In most organizations, meetings are "free." A manager can schedule a one-hour status update with 10 people without spending a dime of their budget. But if that same manager wanted to buy a $500 software subscription, they would need VP approval.
This discrepancy is why businesses bleed cash. Using a simple meeting cost calculator formula, we can prove that your "quick sync" might be the most expensive thing you do today.
The Formula: How to Calculate Meeting Cost
To find the true cost, you cannot just use the hourly wage. You must use the Burdened Rate (Salary + Taxes + Benefits + Overhead).
Note: If you don't know your burdened rate, check our Freelancer vs Employee Calculator to estimate overhead percentage.
The Cost Formula
(Avg Hourly Rate × 1.4 Overhead) × # of Attendees × Duration = Meeting Cost
Real World Example: The "Weekly Status"
- Attendees: 8 people (Managers & Devs)
- Avg Salary: $100k/yr (~$50/hr)
- Duration: 1 Hour
$70/hr (burdened) × 8 people × 1 hour = $560 per meeting.
Annual Cost: $29,120 per year.
For just ONE recurring weekly meeting.
The "Invisible" Tax: Context Switching
The math above ($560) is actually conservative. It assumes that work stops when the meeting starts and resumes instantly when it ends. This is false.
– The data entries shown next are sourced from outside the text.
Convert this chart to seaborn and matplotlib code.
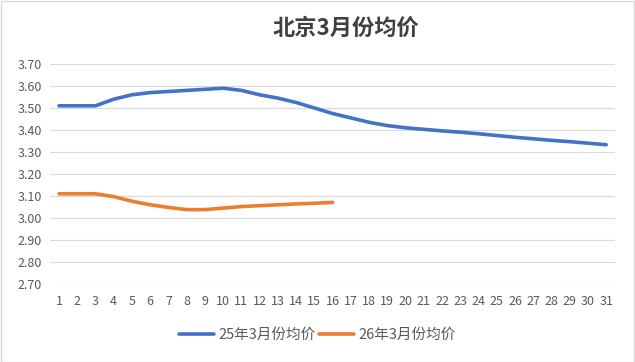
import pandas as pd
import matplotlib.pyplot as plt
import seaborn as sns
from matplotlib.patches import Rectangle

# values
days = list(range(1, 32))
price_25 = [3.51, 3.51, 3.51, 3.54, 3.56, 3.57, 3.575, 3.58, 3.585, 3.59,
            3.58, 3.56, 3.545, 3.525, 3.50, 3.475, 3.455, 3.435, 3.42, 3.41,
            3.403, 3.396, 3.39, 3.383, 3.375, 3.367, 3.36, 3.353, 3.347, 3.34, 3.333]
price_26 = [3.11, 3.11, 3.11, 3.097, 3.076, 3.06, 3.048, 3.038, 3.038, 3.045,
            3.052, 3.056, 3.06, 3.064, 3.067, 3.071]
series_names = ["25年3月份均价", "26年3月份均价"]
colors = ["#4472C4", "#ED7D31"]
y_ticks = [2.70, 2.80, 2.90, 3.00, 3.10, 3.20, 3.30, 3.40, 3.50, 3.60, 3.70]

df = pd.concat([
    pd.DataFrame({"day": days, "price": price_25, "series": series_names[0]}),
    pd.DataFrame({"day": days[:len(price_26)], "price": price_26, "series": series_names[1]}),
])

sns.set_style("white")
plt.rcParams["font.family"] = ["Noto Sans CJK SC", "DejaVu Sans"]

fig = plt.figure(figsize=(6.35, 3.62), dpi=100)
ax = fig.add_axes([0.0786, 0.2155, 0.8904, 0.6077])

sns.lineplot(data=df, x="day", y="price", hue="series", palette=colors,
             linewidth=2.6, ax=ax, legend=True,
             solid_capstyle="round", solid_joinstyle="round")

ax.set_xlim(0.5, 31.5)
ax.set_ylim(2.70, 3.70)
ax.set_xticks(days)
ax.set_xticklabels([str(d) for d in days])
ax.set_yticks(y_ticks)
ax.set_yticklabels([f"{v:.2f}" for v in y_ticks])
ax.tick_params(axis="both", length=0, labelsize=9, labelcolor="#595959")
ax.tick_params(axis="x", pad=8)
ax.tick_params(axis="y", pad=6)
ax.grid(axis="y", color="#d9d9d9", linewidth=0.8)
ax.set_axisbelow(True)
for s in ax.spines.values():
    s.set_visible(False)
ax.set_xlabel("")
ax.set_ylabel("")

fig.text(0.545, 0.923, "北京3月份均价", ha="center", va="center",
         fontsize=16, fontweight="bold", color="#404040")

handles, labels = ax.get_legend_handles_labels()
for h in handles:
    h.set_solid_capstyle("round")
ax.legend(handles, labels, loc="center", bbox_to_anchor=(0.5, 0.075),
          bbox_transform=fig.transFigure, ncol=2, frameon=False,
          fontsize=10.5, labelcolor="#595959", handlelength=2.4,
          handletextpad=0.3, columnspacing=0.2)

fig.patches.append(Rectangle((0.001, 0.001), 0.997, 0.997, transform=fig.transFigure,
                             fill=False, edgecolor="#d9d9d9", linewidth=1))

fig.savefig("out.png", dpi=100)
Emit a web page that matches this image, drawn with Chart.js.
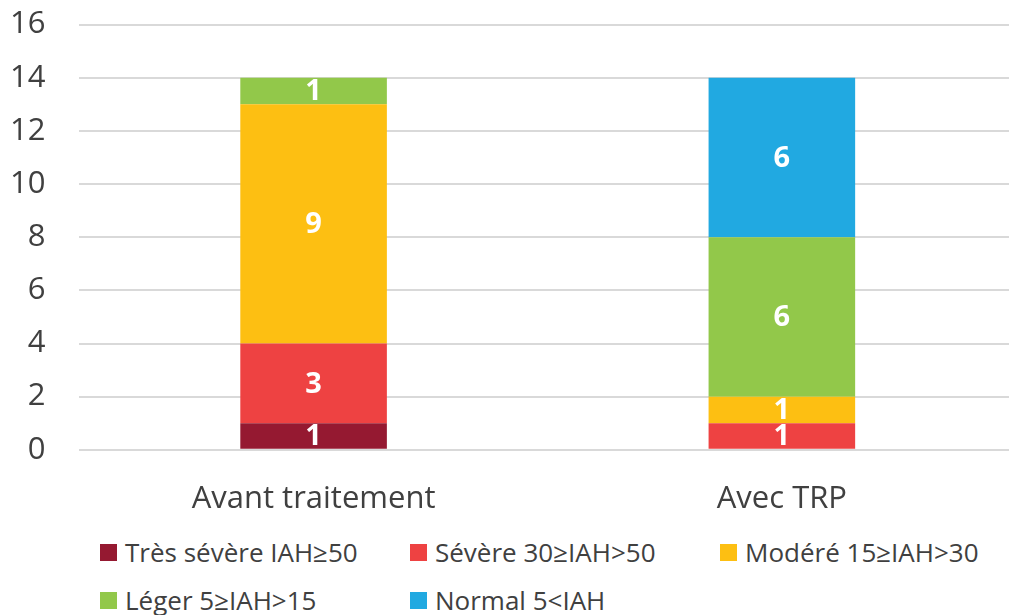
<!DOCTYPE html>
<html>
<head>
<meta charset="utf-8">
<script src="https://cdn.jsdelivr.net/npm/chart.js@4"></script>
<style>
    html, body { margin: 0; padding: 0; background: #fff; overflow: hidden; }
    #wrap { position: absolute; left: 0; top: -28px; width: 1016px; height: 543px; }
    #legend {
        position: absolute;
        left: 100px;
        top: 536px;
        display: grid;
        grid-template-columns: 310px 310px 300px;
        row-gap: 16px;
        font-family: "Open Sans", sans-serif;
        font-size: 26px;
        color: #404040;
    }
    #legend .item { display: flex; align-items: center; height: 32px; white-space: nowrap; }
    #legend .box { width: 17px; height: 17px; margin-right: 8px; }
</style>
</head>
<body>
<div id="wrap"><canvas id="severityChart"></canvas></div>
<div id="legend"></div>
<script>
const categories = ['Avant traitement', 'Avec TRP'];
const seriesNames = ['Très sévère IAH≥50', 'Sévère 30≥IAH>50', 'Modéré 15≥IAH>30', 'Léger 5≥IAH>15', 'Normal 5<IAH'];
const tresSevere = [1, 0];
const severe = [3, 1];
const modere = [9, 1];
const leger = [1, 6];
const normal = [0, 6];
const seriesColors = ['#951931', '#EE4242', '#FDBF12', '#92C84A', '#21A9E1'];

const seriesValues = [tresSevere, severe, modere, leger, normal];

// draws the white value labels in the middle of each segment
const valueLabels = {
    id: 'valueLabels',
    afterDatasetsDraw(chart) {
        const ctx = chart.ctx;
        ctx.save();
        ctx.fillStyle = '#ffffff';
        ctx.font = 'bold 29px "Open Sans", sans-serif';
        ctx.textAlign = 'center';
        ctx.textBaseline = 'middle';
        chart.data.datasets.forEach(function(ds, i) {
            chart.getDatasetMeta(i).data.forEach(function(bar, j) {
                if (!ds.data[j]) return;
                const p = bar.getProps(['x', 'y', 'base'], true);
                ctx.fillText(ds.data[j], p.x, (p.y + p.base) / 2 + 1);
            });
        });
        ctx.restore();
    }
};

var ctx = document.getElementById('severityChart').getContext('2d');
var chart = new Chart(ctx, {
    type: 'bar',
    data: {
        labels: categories,
        datasets: seriesNames.map(function(name, i) {
            return {
                label: name,
                data: seriesValues[i],
                backgroundColor: seriesColors[i],
                borderWidth: 0,
                barPercentage: 1,
                categoryPercentage: 0.313
            };
        })
    },
    plugins: [valueLabels],
    options: {
        responsive: true,
        maintainAspectRatio: false,
        animation: false,
        layout: { padding: { top: 0, right: 0, left: -24, bottom: -26 } },
        plugins: {
            legend: { display: false },
            tooltip: { enabled: false }
        },
        scales: {
            x: {
                stacked: true,
                grid: { display: false },
                border: { display: false },
                ticks: {
                    color: '#404040',
                    padding: 23,
                    font: { family: '"Open Sans", sans-serif', size: 31 }
                }
            },
            y: {
                stacked: true,
                min: 0,
                max: 16,
                border: { display: false },
                grid: { color: '#d9d9d9', lineWidth: 2, drawTicks: false },
                ticks: {
                    stepSize: 2,
                    color: '#404040',
                    padding: 34,
                    font: { family: '"Open Sans", sans-serif', size: 31 }
                }
            }
        }
    }
});

var legendEl = document.getElementById('legend');
seriesNames.forEach(function(name, i) {
    var item = document.createElement('div');
    item.className = 'item';
    var box = document.createElement('span');
    box.className = 'box';
    box.style.background = seriesColors[i];
    var label = document.createElement('span');
    label.textContent = name;
    item.appendChild(box);
    item.appendChild(label);
    legendEl.appendChild(item);
});
</script>
</body>
</html>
Research from UC Irvine shows it takes an average of 23 minutes and 15 seconds to get back into a "deep work" state after an interruption. If you have a meeting at 10:00 AM and another at 2:00 PM, you haven't just lost the meeting time; you have fragmented the day so severely that no complex coding or writing can get done.
How to Fix It (Without Being Rude)
You don't need to cancel every meeting. You just need to increase the "friction" of scheduling one. Here is the AI-Proof strategy:
1. The "Loom First" Policy
Before scheduling a status update, ask: "Can I record this?"
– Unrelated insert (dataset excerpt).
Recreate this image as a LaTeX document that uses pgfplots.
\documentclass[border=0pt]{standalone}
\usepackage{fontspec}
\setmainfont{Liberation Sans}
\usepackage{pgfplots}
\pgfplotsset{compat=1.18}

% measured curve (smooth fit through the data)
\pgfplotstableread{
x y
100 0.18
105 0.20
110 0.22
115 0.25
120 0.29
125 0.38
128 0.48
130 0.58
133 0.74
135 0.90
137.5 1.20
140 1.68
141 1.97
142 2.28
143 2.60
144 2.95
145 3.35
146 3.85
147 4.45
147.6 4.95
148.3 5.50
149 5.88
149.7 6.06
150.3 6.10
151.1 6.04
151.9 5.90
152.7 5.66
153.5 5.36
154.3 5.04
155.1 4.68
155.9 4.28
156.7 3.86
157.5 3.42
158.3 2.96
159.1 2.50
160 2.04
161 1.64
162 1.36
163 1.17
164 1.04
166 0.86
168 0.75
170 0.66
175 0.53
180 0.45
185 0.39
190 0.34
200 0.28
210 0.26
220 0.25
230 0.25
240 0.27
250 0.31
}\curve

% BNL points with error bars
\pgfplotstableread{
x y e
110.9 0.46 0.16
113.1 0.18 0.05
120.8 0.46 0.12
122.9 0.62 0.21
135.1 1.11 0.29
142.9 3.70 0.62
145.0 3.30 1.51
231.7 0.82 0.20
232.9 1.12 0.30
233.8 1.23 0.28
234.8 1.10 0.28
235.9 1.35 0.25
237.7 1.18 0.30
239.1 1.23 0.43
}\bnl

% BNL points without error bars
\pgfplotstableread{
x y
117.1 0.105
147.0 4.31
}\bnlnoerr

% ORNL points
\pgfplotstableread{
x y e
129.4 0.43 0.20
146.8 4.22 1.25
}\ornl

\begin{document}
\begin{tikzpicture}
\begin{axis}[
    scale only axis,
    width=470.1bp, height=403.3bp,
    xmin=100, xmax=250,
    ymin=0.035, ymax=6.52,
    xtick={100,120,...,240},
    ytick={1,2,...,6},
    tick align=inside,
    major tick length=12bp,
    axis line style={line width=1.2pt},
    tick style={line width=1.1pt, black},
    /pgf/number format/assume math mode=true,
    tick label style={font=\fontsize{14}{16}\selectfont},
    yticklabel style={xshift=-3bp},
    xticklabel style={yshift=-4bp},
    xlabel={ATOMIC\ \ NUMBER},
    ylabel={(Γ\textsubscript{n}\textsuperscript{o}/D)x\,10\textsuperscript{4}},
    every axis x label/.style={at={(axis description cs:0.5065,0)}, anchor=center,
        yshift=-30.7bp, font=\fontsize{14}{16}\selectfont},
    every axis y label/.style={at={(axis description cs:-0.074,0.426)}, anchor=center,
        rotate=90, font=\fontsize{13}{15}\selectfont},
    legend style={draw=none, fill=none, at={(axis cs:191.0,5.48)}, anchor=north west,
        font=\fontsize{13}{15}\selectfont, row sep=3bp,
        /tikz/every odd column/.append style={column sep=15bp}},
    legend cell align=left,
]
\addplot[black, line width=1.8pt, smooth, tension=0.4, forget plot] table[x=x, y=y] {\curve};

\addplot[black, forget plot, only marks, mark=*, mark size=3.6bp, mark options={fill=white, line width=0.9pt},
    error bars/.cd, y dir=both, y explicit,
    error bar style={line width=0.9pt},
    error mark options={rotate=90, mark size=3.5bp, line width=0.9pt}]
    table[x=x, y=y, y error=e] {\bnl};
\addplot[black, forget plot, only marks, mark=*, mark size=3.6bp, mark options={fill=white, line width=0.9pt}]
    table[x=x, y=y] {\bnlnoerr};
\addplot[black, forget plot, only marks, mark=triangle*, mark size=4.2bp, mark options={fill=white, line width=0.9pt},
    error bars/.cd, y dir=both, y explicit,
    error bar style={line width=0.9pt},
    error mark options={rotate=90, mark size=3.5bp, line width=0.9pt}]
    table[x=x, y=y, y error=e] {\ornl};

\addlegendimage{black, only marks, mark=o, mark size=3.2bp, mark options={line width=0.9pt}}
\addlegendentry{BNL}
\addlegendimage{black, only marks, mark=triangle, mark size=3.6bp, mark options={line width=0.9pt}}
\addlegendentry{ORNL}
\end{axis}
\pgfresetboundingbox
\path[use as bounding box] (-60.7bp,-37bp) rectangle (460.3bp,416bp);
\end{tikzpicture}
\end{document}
Recording a 5-minute video update allows your team to watch at 2x speed when they are ready, rather than interrupting their flow state.
2. Automate the Minutes
If you must meet, do not waste time typing notes. Use automated meeting tools like Otter or Fireflies. This ensures that the people who couldn't attend (because they were doing actual work) can search the transcript later.
3. The "No Agenda, No Attendance" Rule
Enforce a strict policy: If the calendar invite does not have a clear agenda and a desired outcome (e.g., "Decision on Budget"), decline it.
Meetings and Your Burn Rate
For startups, unnecessary meetings are a direct hit to your Burn Rate. If you have 10 employees and they spend 20% of their time in bad meetings, you are effectively burning 20% of your payroll with zero ROI.
Action Step: Audit your calendar. Tag every recurring meeting with a dollar value using the formula above. If the "Weekly Standup" costs $30,000 a year, ask yourself: "Would I write a check for $30,000 for this value?" If the answer is no, cancel it.
Conclusion
Meetings are a tool, not a default setting. When used for brainstorming, bonding, or difficult decisions, they are an investment. When used for status updates, they are a tax.
Calculate the cost. Show the number to your team. And give them back their time.